Accessory dwelling units could be the way to keep people in D.C. and provide them with a tiny home. 

On June 30, the D.C. Department of Housing and Community Development (DHCD) released a document requesting applications for the Residential Accessory Apartments Program (RAAP). This program was set to provide grant money by Sept. 30 to “qualified for-profit or non-profit/tax-exempt entities, either as a single entity or a partnership” to start a program to support at least 15 homeowners who seek to create accessory apartments on their existing properties within 18 months of receiving the funds. 

Support will be based on homeowners’ income level, according to the document. Homeowners who have an MFI of 121% and above will be subject to an affordability covenant for their accessory apartments, meaning that the tenants must have an MFI of 60% or below.

The program is an effort by the District to lessen the financial burden on homeowners and developers to make their accessory apartments comply with the city’s requirements. 

The District defines a residential accessory apartment as a secondary residence that “has kitchen and bath facilities separate from the principal dwelling and may have a separate entrance.”

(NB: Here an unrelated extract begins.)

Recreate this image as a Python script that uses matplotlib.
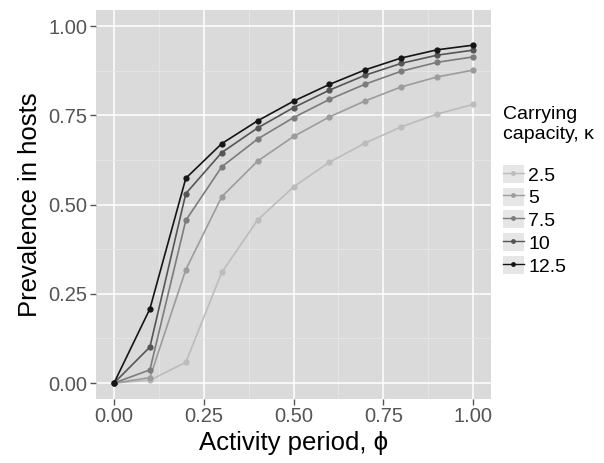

When asked whether its chosen grant recipient received funds by the Sept. 30 deadline outlined in its document, DHCD provided the following statement.

“Funds, of which there are over $2.85 million budgeted, will be directly disbursed to the District’s partner as projects are undertaken,” the agency said. “DHCD will kick-off the program later this fall.” 

Through this program, the number of accessory apartments in the District will grow at least by 15. While the zoning and requirements can be complicated, the District already has access to this solution, which is more than many other cities.

“When I go through big suburban neighborhoods now, all I can think of is, ‘Oh my God, oh my God, that would be so great to turn into an accessory dwelling unit,’” Cantori said. “‘You could slip one in there and no one even notice.’ See, you start thinking this way, and I’ve been thinking this way for years now, and I can’t get it out of my head. There’s so much wasted space.”


The article has been updated following a response from DHCD after the time of publication providing more information about the timeline and scope of the program. The original publication incorrectly stated that the RAAP would provide money directly to homeowners. The article has also been updated to correct a reference to YIMBYs.